Written problem. Each line of the material must be repeated precisely, with the pictures left out.

Provided data.

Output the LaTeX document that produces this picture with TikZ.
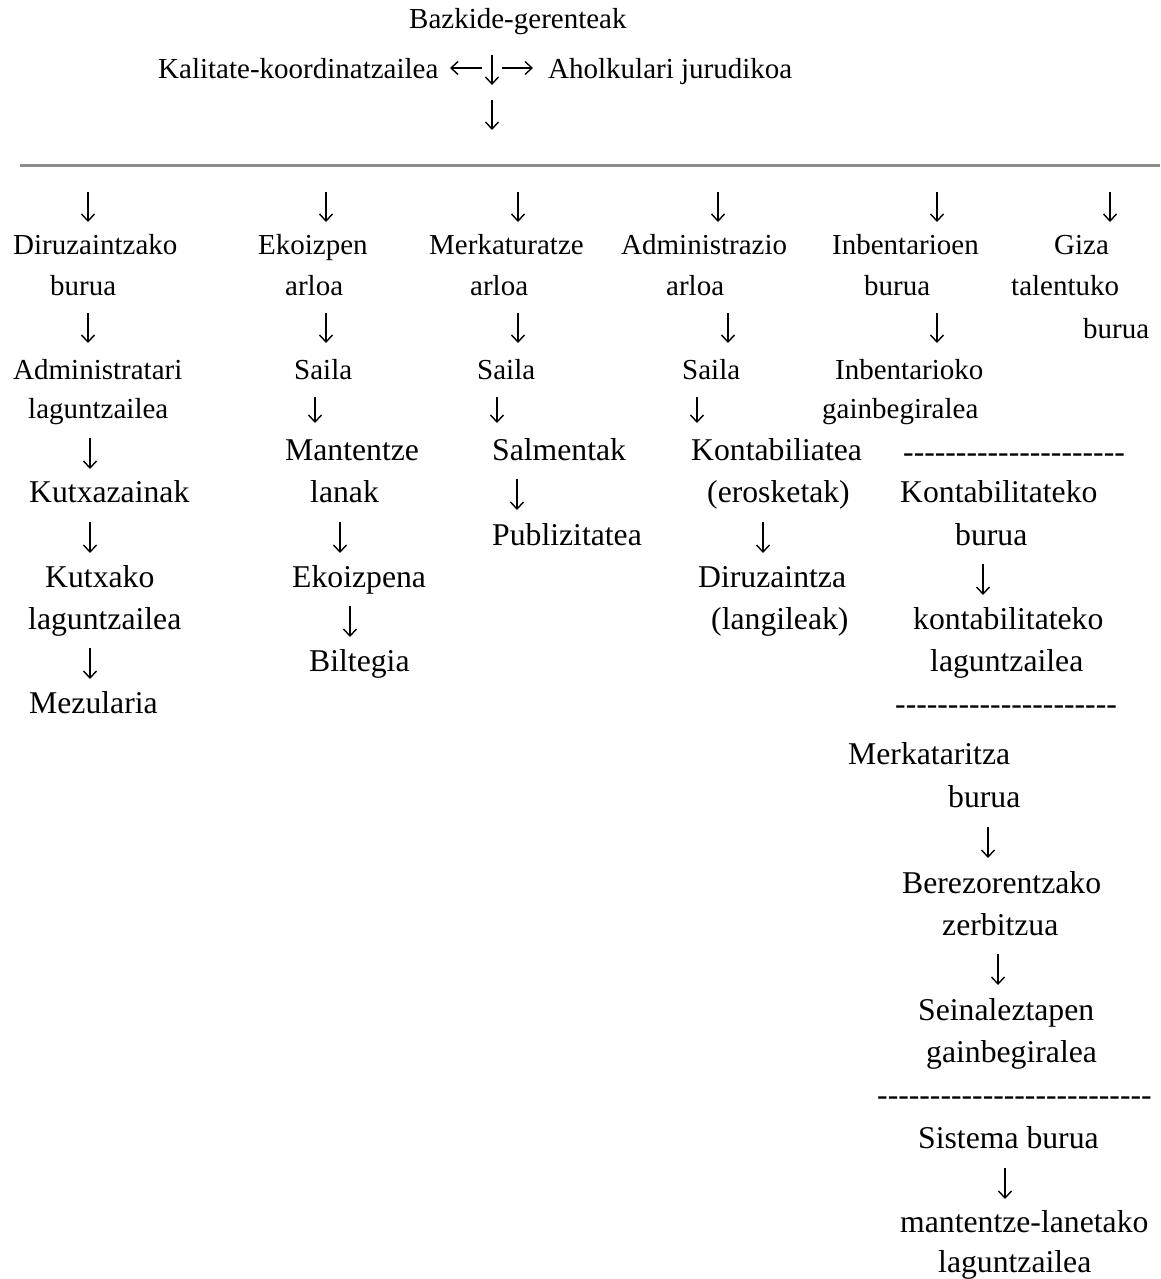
\documentclass[tikz,border=0pt]{standalone}
\usepackage{fontspec}
\usetikzlibrary{arrows.meta}
\setmainfont{Liberation Serif}
\newcommand\hyc{\mbox{-}}
\newcommand\hyten{\hyc\hyc\hyc\hyc\hyc\hyc\hyc\hyc\hyc\hyc}
% #1 name, #2 x, #3 top y, #4 tip y
\newcommand\downarr[4]{%
  \coordinate (#1s) at (#2,#3);
  \coordinate (#1e) at (#2,#4);
  \draw[darr] (#1s) -- (#1e);}
\begin{document}
\begin{tikzpicture}[x=1pt,y=-1pt,
  sm/.style={anchor=base west,inner sep=0pt,font=\fontsize{29}{34}\selectfont},
  lg/.style={anchor=base west,inner sep=0pt,font=\fontsize{31.7}{38}\selectfont},
  darr/.style={line width=1.4pt,-{Straight Barb[length=7pt,width=13pt,line width=1.4pt]}},
  rule/.style={draw=black!45,line width=3pt}]
\useasboundingbox[fill=white] (0,0) rectangle (1160,1279);
% top
\node[sm] (bazk) at (409,29) {Bazkide-gerenteak};
\node[sm] (kal) at (158,79) {Kalitate-koordinatzailea};
\node[sm] (aho) at (548,79) {Aholkulari jurudikoa};
\coordinate (lars) at (482,68);
\coordinate (lare) at (450,68);
\draw[darr] (lars) -- (lare);
\coordinate (rars) at (502,68);
\coordinate (rare) at (533,68);
\draw[darr] (rars) -- (rare);
\downarr{tdn}{492}{55}{85}
\downarr{tdnb}{492}{100}{130}
\coordinate (ruleL) at (20,165);
\coordinate (ruleR) at (1160,165);
\draw[rule] (ruleL) -- (ruleR);
% row of arrows
\downarr{a1}{88}{192}{222}
\downarr{a2}{326}{192}{222}
\downarr{a3}{518}{192}{222}
\downarr{a4}{718}{192}{222}
\downarr{a5}{937}{192}{222}
\downarr{a6}{1110}{192}{222}
% headers
\node[sm] (h1a) at (13,254) {Diruzaintzako};
\node[sm] (h2a) at (258,254) {Ekoizpen};
\node[sm] (h3a) at (429,254) {Merkaturatze};
\node[sm] (h4a) at (621,254) {Administrazio};
\node[sm] (h5a) at (832,254) {Inbentarioen};
\node[sm] (h6a) at (1054,254) {Giza};
\node[sm] (h1b) at (50,295) {burua};
\node[sm] (h2b) at (285,295) {arloa};
\node[sm] (h3b) at (470,295) {arloa};
\node[sm] (h4b) at (666,295) {arloa};
\node[sm] (h5b) at (864,295) {burua};
\node[sm] (h6b) at (1011,295) {talentuko};
\downarr{b1}{88}{313}{343}
\downarr{b2}{326}{313}{343}
\downarr{b3}{518}{313}{343}
\downarr{b4}{728}{313}{343}
\downarr{b5}{937}{313}{343}
\node[sm] (h6c) at (1083,338) {burua};
\node[sm] (c1a) at (13,379) {Administratari};
\node[sm] (c2a) at (294,379) {Saila};
\node[sm] (c3a) at (477,379) {Saila};
\node[sm] (c4a) at (682,379) {Saila};
\node[sm] (c5a) at (835,379) {Inbentarioko};
\node[sm] (c1b) at (28,418) {laguntzailea};
\downarr{d2}{315}{397}{423}
\downarr{d3}{497}{397}{423}
\downarr{d4}{697}{397}{423}
\node[sm] (c5b) at (822,418) {gainbegiralea};
% large rows
\downarr{e1}{90}{438}{469}
\node[lg] (m2) at (285,460) {Mantentze};
\node[lg] (m3) at (492,460) {Salmentak};
\node[lg] (m4) at (691,460) {Kontabiliatea};
\node[lg] (dsh1) at (903,462) {\hyten\hyten\hyc};
\node[lg] (k1) at (29,502) {Kutxazainak};
\node[lg] (m2b) at (310,502) {lanak};
\downarr{f3}{517}{479}{510}
\node[lg] (m4b) at (707,502) {(erosketak)};
\node[lg] (kb1) at (900,502) {Kontabilitateko};
\downarr{g1}{90}{522}{553}
\downarr{g2}{340}{522}{553}
\node[lg] (p3) at (492,545) {Publizitatea};
\downarr{g4}{763}{522}{553}
\node[lg] (kb2) at (955,545) {burua};
\node[lg] (k2) at (45,587) {Kutxako};
\node[lg] (ek) at (292,587) {Ekoizpena};
\node[lg] (dz) at (698,587) {Diruzaintza};
\downarr{h5}{983}{564}{595}
\node[lg] (k3) at (28,629) {laguntzailea};
\downarr{i2}{350}{606}{637}
\node[lg] (dz2) at (711,629) {(langileak)};
\node[lg] (kl1) at (913,629) {kontabilitateko};
\downarr{j1}{90}{648}{679}
\node[lg] (bil) at (309,671) {Biltegia};
\node[lg] (kl2) at (930,671) {laguntzailea};
\node[lg] (mez) at (29,713) {Mezularia};
\node[lg] (dsh2) at (895,714) {\hyten\hyten\hyc};
% right bottom column
\node[lg] (mk1) at (848,764) {Merkataritza};
\node[lg] (mk2) at (948,807) {burua};
\downarr{r1}{988}{827}{858}
\node[lg] (bz1) at (902,893) {Berezorentzako};
\node[lg] (bz2) at (942,935) {zerbitzua};
\downarr{r2}{998}{954}{985}
\node[lg] (sn1) at (918,1020) {Seinaleztapen};
\node[lg] (sn2) at (926,1062) {gainbegiralea};
\node[lg] (dsh3) at (877,1105) {\hyten\hyten\hyc\hyc\hyc\hyc\hyc\hyc};
\node[lg] (sb) at (918,1148) {Sistema burua};
\downarr{r3}{1005}{1168}{1199}
\node[lg] (ml1) at (900,1232) {mantentze-lanetako};
\node[lg] (ml2) at (938,1272) {laguntzailea};
\end{tikzpicture}
\end{document}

Response to this task.
Output the LaTeX document that produces this picture with TikZ.
\documentclass[tikz,border=0pt]{standalone}
\usepackage{fontspec}
\usetikzlibrary{arrows.meta}
\setmainfont{Liberation Serif}
\newcommand\hyc{\mbox{-}}
\newcommand\hyten{\hyc\hyc\hyc\hyc\hyc\hyc\hyc\hyc\hyc\hyc}
% #1 name, #2 x, #3 top y, #4 tip y
\newcommand\downarr[4]{%
  \coordinate (#1s) at (#2,#3);
  \coordinate (#1e) at (#2,#4);
  \draw[darr] (#1s) -- (#1e);}
\begin{document}
\begin{tikzpicture}[x=1pt,y=-1pt,
  sm/.style={anchor=base west,inner sep=0pt,font=\fontsize{29}{34}\selectfont},
  lg/.style={anchor=base west,inner sep=0pt,font=\fontsize{31.7}{38}\selectfont},
  darr/.style={line width=1.4pt,-{Straight Barb[length=7pt,width=13pt,line width=1.4pt]}},
  rule/.style={draw=black!45,line width=3pt}]
\useasboundingbox[fill=white] (0,0) rectangle (1160,1279);
% top
\node[sm] (bazk) at (409,29) {Bazkide-gerenteak};
\node[sm] (kal) at (158,79) {Kalitate-koordinatzailea};
\node[sm] (aho) at (548,79) {Aholkulari jurudikoa};
\coordinate (lars) at (482,68);
\coordinate (lare) at (450,68);
\draw[darr] (lars) -- (lare);
\coordinate (rars) at (502,68);
\coordinate (rare) at (533,68);
\draw[darr] (rars) -- (rare);
\downarr{tdn}{492}{55}{85}
\downarr{tdnb}{492}{100}{130}
\coordinate (ruleL) at (20,165);
\coordinate (ruleR) at (1160,165);
\draw[rule] (ruleL) -- (ruleR);
% row of arrows
\downarr{a1}{88}{192}{222}
\downarr{a2}{326}{192}{222}
\downarr{a3}{518}{192}{222}
\downarr{a4}{718}{192}{222}
\downarr{a5}{937}{192}{222}
\downarr{a6}{1110}{192}{222}
% headers
\node[sm] (h1a) at (13,254) {Diruzaintzako};
\node[sm] (h2a) at (258,254) {Ekoizpen};
\node[sm] (h3a) at (429,254) {Merkaturatze};
\node[sm] (h4a) at (621,254) {Administrazio};
\node[sm] (h5a) at (832,254) {Inbentarioen};
\node[sm] (h6a) at (1054,254) {Giza};
\node[sm] (h1b) at (50,295) {burua};
\node[sm] (h2b) at (285,295) {arloa};
\node[sm] (h3b) at (470,295) {arloa};
\node[sm] (h4b) at (666,295) {arloa};
\node[sm] (h5b) at (864,295) {burua};
\node[sm] (h6b) at (1011,295) {talentuko};
\downarr{b1}{88}{313}{343}
\downarr{b2}{326}{313}{343}
\downarr{b3}{518}{313}{343}
\downarr{b4}{728}{313}{343}
\downarr{b5}{937}{313}{343}
\node[sm] (h6c) at (1083,338) {burua};
\node[sm] (c1a) at (13,379) {Administratari};
\node[sm] (c2a) at (294,379) {Saila};
\node[sm] (c3a) at (477,379) {Saila};
\node[sm] (c4a) at (682,379) {Saila};
\node[sm] (c5a) at (835,379) {Inbentarioko};
\node[sm] (c1b) at (28,418) {laguntzailea};
\downarr{d2}{315}{397}{423}
\downarr{d3}{497}{397}{423}
\downarr{d4}{697}{397}{423}
\node[sm] (c5b) at (822,418) {gainbegiralea};
% large rows
\downarr{e1}{90}{438}{469}
\node[lg] (m2) at (285,460) {Mantentze};
\node[lg] (m3) at (492,460) {Salmentak};
\node[lg] (m4) at (691,460) {Kontabiliatea};
\node[lg] (dsh1) at (903,462) {\hyten\hyten\hyc};
\node[lg] (k1) at (29,502) {Kutxazainak};
\node[lg] (m2b) at (310,502) {lanak};
\downarr{f3}{517}{479}{510}
\node[lg] (m4b) at (707,502) {(erosketak)};
\node[lg] (kb1) at (900,502) {Kontabilitateko};
\downarr{g1}{90}{522}{553}
\downarr{g2}{340}{522}{553}
\node[lg] (p3) at (492,545) {Publizitatea};
\downarr{g4}{763}{522}{553}
\node[lg] (kb2) at (955,545) {burua};
\node[lg] (k2) at (45,587) {Kutxako};
\node[lg] (ek) at (292,587) {Ekoizpena};
\node[lg] (dz) at (698,587) {Diruzaintza};
\downarr{h5}{983}{564}{595}
\node[lg] (k3) at (28,629) {laguntzailea};
\downarr{i2}{350}{606}{637}
\node[lg] (dz2) at (711,629) {(langileak)};
\node[lg] (kl1) at (913,629) {kontabilitateko};
\downarr{j1}{90}{648}{679}
\node[lg] (bil) at (309,671) {Biltegia};
\node[lg] (kl2) at (930,671) {laguntzailea};
\node[lg] (mez) at (29,713) {Mezularia};
\node[lg] (dsh2) at (895,714) {\hyten\hyten\hyc};
% right bottom column
\node[lg] (mk1) at (848,764) {Merkataritza};
\node[lg] (mk2) at (948,807) {burua};
\downarr{r1}{988}{827}{858}
\node[lg] (bz1) at (902,893) {Berezorentzako};
\node[lg] (bz2) at (942,935) {zerbitzua};
\downarr{r2}{998}{954}{985}
\node[lg] (sn1) at (918,1020) {Seinaleztapen};
\node[lg] (sn2) at (926,1062) {gainbegiralea};
\node[lg] (dsh3) at (877,1105) {\hyten\hyten\hyc\hyc\hyc\hyc\hyc\hyc};
\node[lg] (sb) at (918,1148) {Sistema burua};
\downarr{r3}{1005}{1168}{1199}
\node[lg] (ml1) at (900,1232) {mantentze-lanetako};
\node[lg] (ml2) at (938,1272) {laguntzailea};
\end{tikzpicture}
\end{document}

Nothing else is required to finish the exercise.